Like all things in life, the first step is putting yourself out there, and LinkedIn is the perfect place to start. I’ve started by revamping my LinkedIn page to really make sure recruiters can see who I am and my experience. I have relevant tags in my bio like my major, school, and any important awards I’ve won (but don’t over do the awards). My description is essentially my 30 second elevator pitch about the work I’ve done and how I can help the company achieve it’s goals, and my experience sections have descriptions of what I’ve worked on to they know I’m legit. Finally, there’s the “open to work” tag that allows recruiters to know that you are job hunting.
Extra points: Recruiters love DMing candidates so check those messages. I’ve had places like Apple and Pinterest reach out to me through there.

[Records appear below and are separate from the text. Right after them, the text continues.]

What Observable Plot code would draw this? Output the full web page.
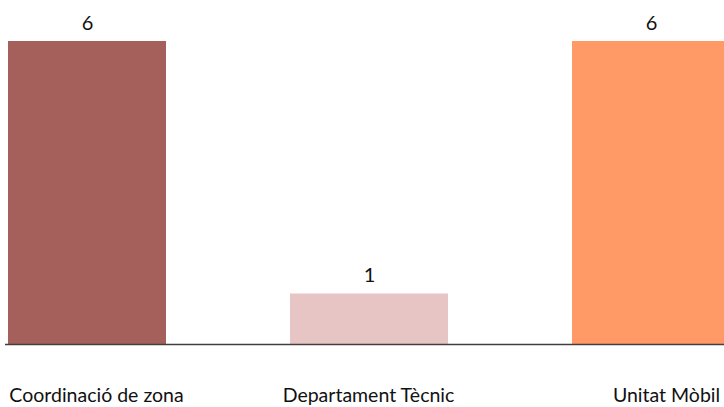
<!DOCTYPE html>
<html>
<head>
<meta charset="utf-8">
<script src="https://cdn.jsdelivr.net/npm/d3@7"></script>
<script src="https://cdn.jsdelivr.net/npm/@observablehq/plot@0.6"></script>
<style>
  html, body { margin: 0; padding: 0; background: #fff; overflow: hidden; }
  #chart svg { display: block; }
</style>
</head>
<body>
<div id="chart"></div>
<script>
const categories = ["Coordinació de zona", "Departament Tècnic", "Unitat Mòbil"];
const values = [6, 1, 6];
const colors = ["#A6605C", "#E8C5C5", "#FF9966"];

const data = categories.map((c, i) => ({category: c, value: values[i]}));

const labelShift = [9, -1, 15];

const chart = Plot.plot({
  width: 724,
  height: 407,
  marginLeft: 5,
  marginRight: 0,
  marginTop: 0,
  marginBottom: 63,
  style: {fontFamily: "Lato, 'Open Sans', sans-serif", fontSize: "16px", color: "#222", overflow: "hidden"},
  x: {domain: categories, range: [-54, 792], paddingInner: 0.44, paddingOuter: 0.22, align: 0.5, label: null, axis: null},
  y: {domain: [0, 6], range: [344, 41], axis: null},
  color: {domain: categories, range: colors},
  marks: [
    Plot.barY(data, {x: "category", y: "value", fill: "category"}),
    Plot.text(data, {x: "category", y: "value", text: d => String(d.value), lineAnchor: "bottom", dy: -12, fontSize: 20, fill: "#111"}),
    Plot.ruleY([0], {stroke: "#404040", strokeWidth: 1.5}),
    ...categories.map((c, i) => Plot.text([c], {x: d => d, y: 0, text: d => d, lineAnchor: "middle", dy: 51, dx: labelShift[i], fontSize: 19.5, fill: "#111"}))
  ]
});
document.getElementById("chart").appendChild(chart);
</script>
</body>
</html>
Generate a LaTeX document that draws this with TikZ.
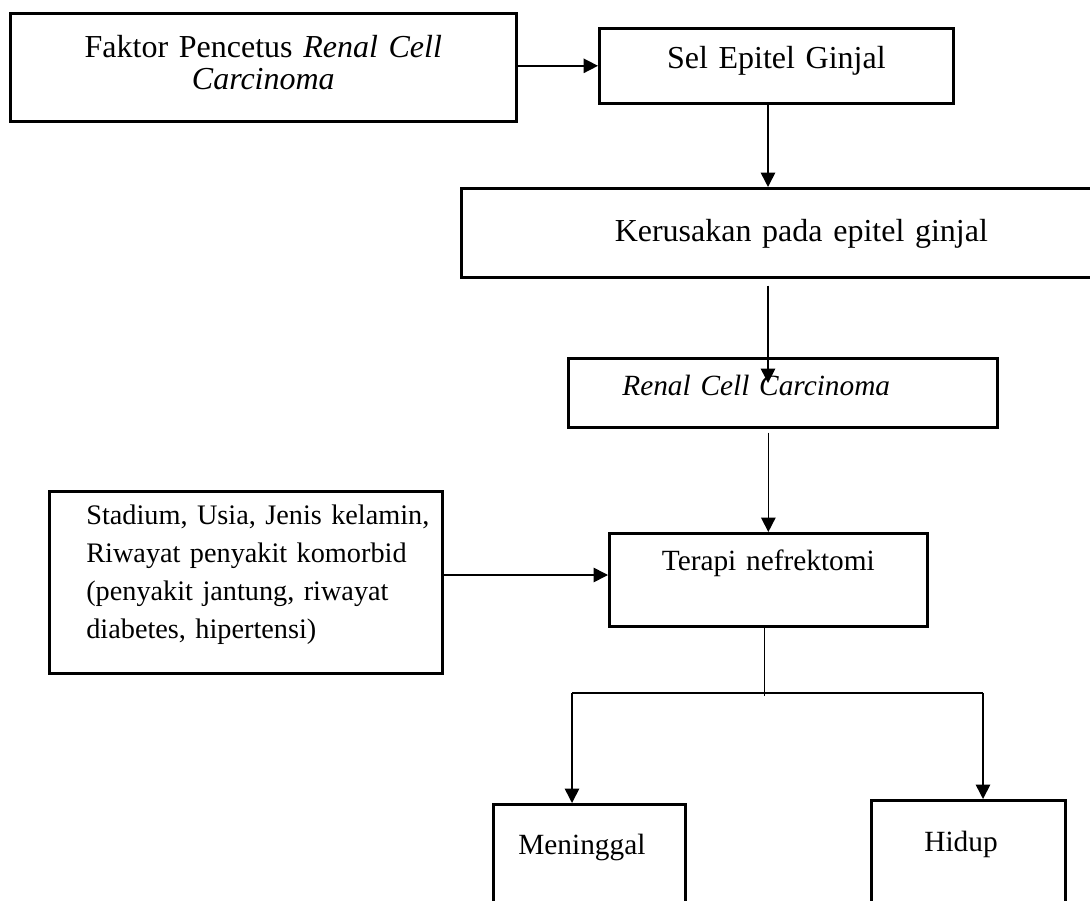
\documentclass[tikz,border=0pt]{standalone}
\usepackage{fontspec}
\setmainfont{Liberation Serif}
\usetikzlibrary{arrows.meta}
\newlength{\pxu}
\setlength{\pxu}{0.375pt}
\newcommand{\besar}{\fontsize{12pt}{12pt}\selectfont}
\newcommand{\kecil}{\fontsize{11pt}{14.25pt}\selectfont}
\newcommand{\kiriisi}{\fontsize{10.6pt}{14.25pt}\selectfont}
\begin{document}
\begin{tikzpicture}[x=0.375pt, y=-0.375pt]
    \tikzset{kotak/.style={draw, line width=1pt, inner sep=0pt, anchor=north west, align=center},
        panah/.style={-{Triangle[length=5.4pt,width=5.4pt]}, line width=0.6pt},
        garis/.style={line width=0.6pt}}
    \path[use as bounding box] (0,0) rectangle (1090,901);
    \clip (0,0) rectangle (1090,901);
    %Kotak atas
    \node[kotak, text width=506\pxu, text height=44\pxu, text depth=64\pxu, font=\besar] (faktor) at (9,12)
        {Faktor Pencetus \textit{Renal Cell}\\ \textit{Carcinoma}};
    \node[kotak, text width=354\pxu, text height=40\pxu, text depth=35\pxu, font=\besar] (sel) at (598,27)
        {Sel Epitel Ginjal};
    \node[kotak, text width=680\pxu, text height=53\pxu, text depth=36\pxu, font=\besar] (kerusakan) at (460,187)
        {Kerusakan pada epitel ginjal};
    \node[kotak, text width=321\pxu, inner xsep=54\pxu, align=left, text height=37\pxu, text depth=32\pxu, font=\kecil] (rcc) at (567,357)
        {\textit{Renal Cell Carcinoma}};
    %Terapi
    \node[kotak, text width=393\pxu, align=left, text height=33\pxu, text depth=149\pxu, font=\kiriisi] (stadium) at (48,490)
        {\hspace*{37\pxu}Stadium, Usia, Jenis kelamin,\\
         \hspace*{37\pxu}Riwayat penyakit komorbid\\
         \hspace*{37\pxu}(penyakit jantung, riwayat\\
         \hspace*{37\pxu}diabetes, hipertensi)};
    \node[kotak, text width=318\pxu, text height=37\pxu, text depth=56\pxu, font=\kecil] (terapi) at (608,532)
        {Terapi nefrektomi};
    %Hasil
    \node[kotak, text width=142\pxu, inner xsep=25\pxu, align=left, text height=50\pxu, text depth=100\pxu, font=\kecil] (meninggal) at (492,803)
        {Meninggal};
    \node[kotak, text width=88\pxu, inner xsep=53\pxu, align=left, text height=51\pxu, text depth=100\pxu, font=\kecil] (hidup) at (870,799)
        {Hidup};

    %Panah
    \coordinate (poros) at (768,0);
    \coordinate (masuk) at (0,575);
    \draw[panah] (faktor.east |- sel.west) -- (sel.west);
    \draw[panah] (poros |- sel.south) -- (poros |- kerusakan.north);
    \draw[panah, shorten <=7\pxu, shorten >=-26\pxu] (poros |- kerusakan.south) -- (poros |- rcc.north);
    \draw[panah, shorten <=4\pxu] (terapi.north |- rcc.south) -- (terapi.north);
    \draw[panah] (stadium.east |- masuk) -- (terapi.west |- masuk);

    %Cabang
    \coordinate (cabang) at ([xshift=-4\pxu,yshift=-68\pxu]terapi.south);
    \coordinate (kiri) at (572,693);
    \coordinate (kanan) at (983,693);
    \draw[garis] ([xshift=-4\pxu]terapi.south) -- (cabang);
    \draw[garis] (kiri) -- (kanan);
    \draw[panah] (kiri) -- (kiri |- meninggal.north);
    \draw[panah] (kanan) -- (kanan |- hidup.north);
\end{tikzpicture}
\end{document}
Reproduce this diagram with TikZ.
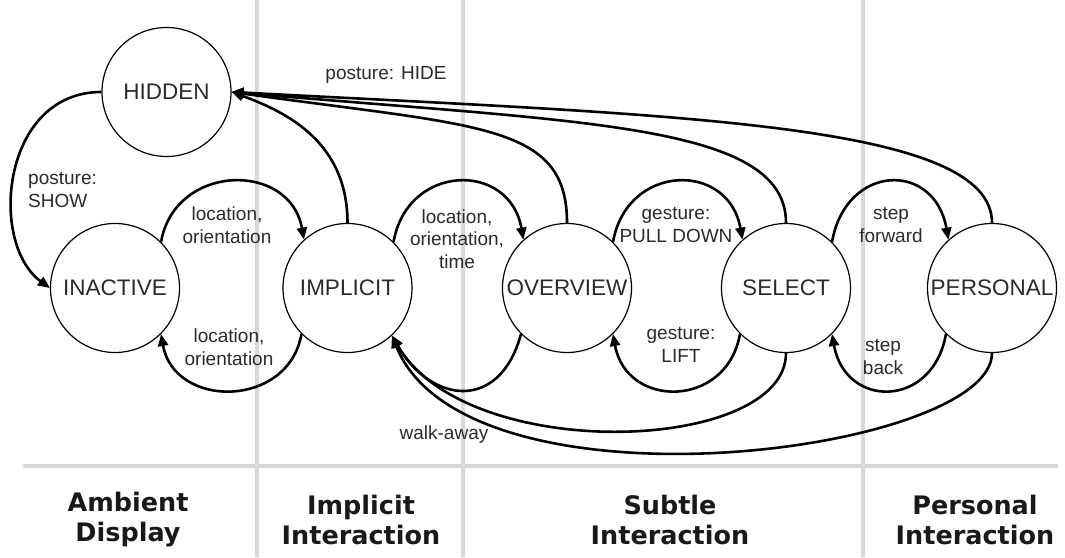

If you don’t know what Leetcode is, I envy you (jk but lowkey serious). Technical interviews are the backbone of getting a good job. It’s pretty rare to get the job without paying technicals so this is an important part.
Jobs love to see that candidates have a great understanding of data structures and algorithms, so they ask lots of theoretical questions to test your skills. Leetcode is the place to not only brush up on those fundamental skills but legit practice the same questions you’ll get in interviews. Personally when I’ve interviews at places like Google and Facebook (before it was called Meta), the questions they’ve asked were all on Leetcode.
I know it can seem intimidating but I like to remind myself that it’s a marathon, not a sprint. Rome wasn’t built in a day and neither are coding skills. I try to do a problem a day, get some good understanding from it, and move on. It keeps my spirits high and, like going to the gym, I get better as time goes on.
If you’ve gotten this far then it’s it’s basically the end. The interview is just putting into action all the things you’ve practiced.
One thing that is crucial and that I always practice is learning how to talk as I solve problems. Mose people don’t do well at explain their logic, they just solve the problem. As awkward as it can be, explaining your thinking while you solve the problem is exactly what people they want to see, so if I’m at home I legit talk to myself aka using the programmer Rubber Duck ***
*** this is a niche coding thing but basically some coders have a duck they pretend to talk to if they need to think things through.
And that’s it! That’s the basic template and it’s what’s getting me through this process. I’ve already got interviews lined up at Bloomberg, Google and Lyft with my fingers crossed for more to come. Hope this sheds some light into the recruiting process for soon-to-be software engineers!